Post-scriptum (24 janvier). Au vu de quelques échanges critiques qui ont suivi cette publication, je dois préciser ma propre proposition. Je suis en faveur de la gratuité totale pour un paquet énergétique de base, qui serait financé par le maintien de la TVA à 21% pour le reste. A coût égal pour les finances publiques, c'est socialement plus équitable et ça intègre la contrainte écologique. Il s'agit là d'une vraie mesure alternative à la réduction linéaire. Elle n'implique aucun contrôle des ressources et évite l'effet de seuil des mesures ciblées sur les bas revenus (jusqu'à quel montant ?) Au contraire : une telle mesure pourrait aboutir à la suppression des compteurs à budget.

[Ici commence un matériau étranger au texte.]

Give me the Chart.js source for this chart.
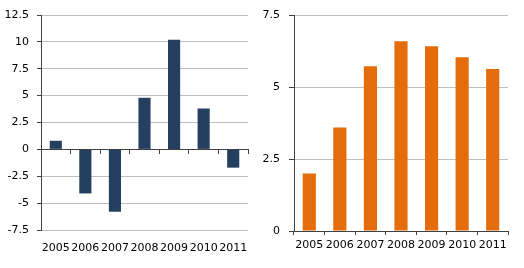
<!DOCTYPE html>
<html>
<head>
<meta charset="utf-8">
<script src="https://cdn.jsdelivr.net/npm/chart.js@4.4.1/dist/chart.umd.min.js"></script>
<style>
  html, body { margin: 0; padding: 0; background: #ffffff; }
  #wrap { position: relative; width: 524px; height: 268px; overflow: hidden; }
  .box { position: absolute; top: 0; height: 268px; }
  #b1 { left: 0; width: 262px; }
  #b2 { left: 262px; width: 262px; }
</style>
</head>
<body>
<div id="wrap">
  <div class="box" id="b1"><canvas id="c1"></canvas></div>
  <div class="box" id="b2"><canvas id="c2"></canvas></div>
</div>
<script>
const years = ['2005', '2006', '2007', '2008', '2009', '2010', '2011'];
const leftValues = [0.8, -4.1, -5.8, 4.8, 10.2, 3.8, -1.7];
const rightValues = [2.0, 3.6, 5.74, 6.61, 6.43, 6.05, 5.64];
const leftTickRange = [-7.5, 12.5, 2.5];
const rightTickRange = [0, 7.5, 2.5];

const FONT = { family: 'DejaVu Sans', size: 11 };
const GRID = '#BFBFBF';
const AXIS = '#404040';
const TEXT = '#000000';

Chart.defaults.font.family = 'DejaVu Sans';
Chart.defaults.color = TEXT;

function fmt(v) { return String(v); }

new Chart(document.getElementById('c1'), {
  type: 'bar',
  data: {
    labels: years,
    datasets: [{ data: leftValues, backgroundColor: '#243F60', barPercentage: 0.41, categoryPercentage: 1 }]
  },
  options: {
    responsive: true, maintainAspectRatio: false, animation: false,
    layout: { padding: { top: 15, right: 14, left: 0, bottom: 0 } },
    plugins: { legend: { display: false }, tooltip: { enabled: false } },
    scales: {
      x: {
        type: 'category', position: 'bottom', offset: true,
        grid: { display: false }, border: { display: false },
        ticks: { font: FONT, color: TEXT, padding: 4, maxRotation: 0, autoSkip: false },
        afterFit: s => { s.height = 38; }
      },
      x2: {
        type: 'category', axis: 'x', position: { y: 0 }, offset: true,
        grid: { display: true, offset: true, drawOnChartArea: false, drawTicks: true, tickLength: 4, color: AXIS, tickColor: AXIS },
        border: { display: true, color: AXIS, width: 1 },
        ticks: { display: false }
      },
      y: {
        min: leftTickRange[0], max: leftTickRange[1],
        ticks: { stepSize: leftTickRange[2], font: FONT, color: TEXT, padding: 8, callback: v => fmt(v) },
        grid: { color: GRID, tickColor: AXIS, tickLength: 4 },
        border: { display: true, color: AXIS },
        afterFit: s => { s.width = 41; }
      }
    }
  }
});

new Chart(document.getElementById('c2'), {
  type: 'bar',
  data: {
    labels: years,
    datasets: [{ data: rightValues, backgroundColor: '#E46C0A', barPercentage: 0.43, categoryPercentage: 1 }]
  },
  options: {
    responsive: true, maintainAspectRatio: false, animation: false,
    layout: { padding: { top: 15, right: 16, left: 0, bottom: 0 } },
    plugins: { legend: { display: false }, tooltip: { enabled: false } },
    scales: {
      x: {
        type: 'category', position: 'bottom', offset: true,
        grid: { display: true, offset: true, drawOnChartArea: false, drawTicks: true, tickLength: 4, color: AXIS, tickColor: AXIS },
        border: { display: true, color: AXIS },
        ticks: { font: FONT, color: TEXT, padding: 4, maxRotation: 0, autoSkip: false },
        afterFit: s => { s.height = 37; }
      },
      y: {
        min: rightTickRange[0], max: rightTickRange[1],
        ticks: { stepSize: rightTickRange[2], font: FONT, color: TEXT, padding: 9, callback: v => fmt(v) },
        grid: { color: GRID, tickColor: AXIS, tickLength: 5 },
        border: { display: true, color: AXIS },
        afterFit: s => { s.width = 32; }
      }
    }
  }
});
</script>
</body>
</html>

Evidemment, ça ne devrait pas éviter une réflexion plus globale sur la fiscalité et notamment sur la fiscalité indirecte réputée inéquitable. Mais ce n'est pas comme ça que ça se passe en terme de timing. Il y a des mesures d'urgence et d'autres plus ambitieuses mais qui demandent plus de temps et d'autres rapports de forces. Si jamais la réduction de la TVA devait faire l'objet d'un débat parlementaire, elle pourrait compter sur le soutien du VB et du CD&V. S'imaginer, avec ces soutiens-là, qu'elle serait accompagnée de mesures correctrices progressistes, c'est se bercer d'illusison.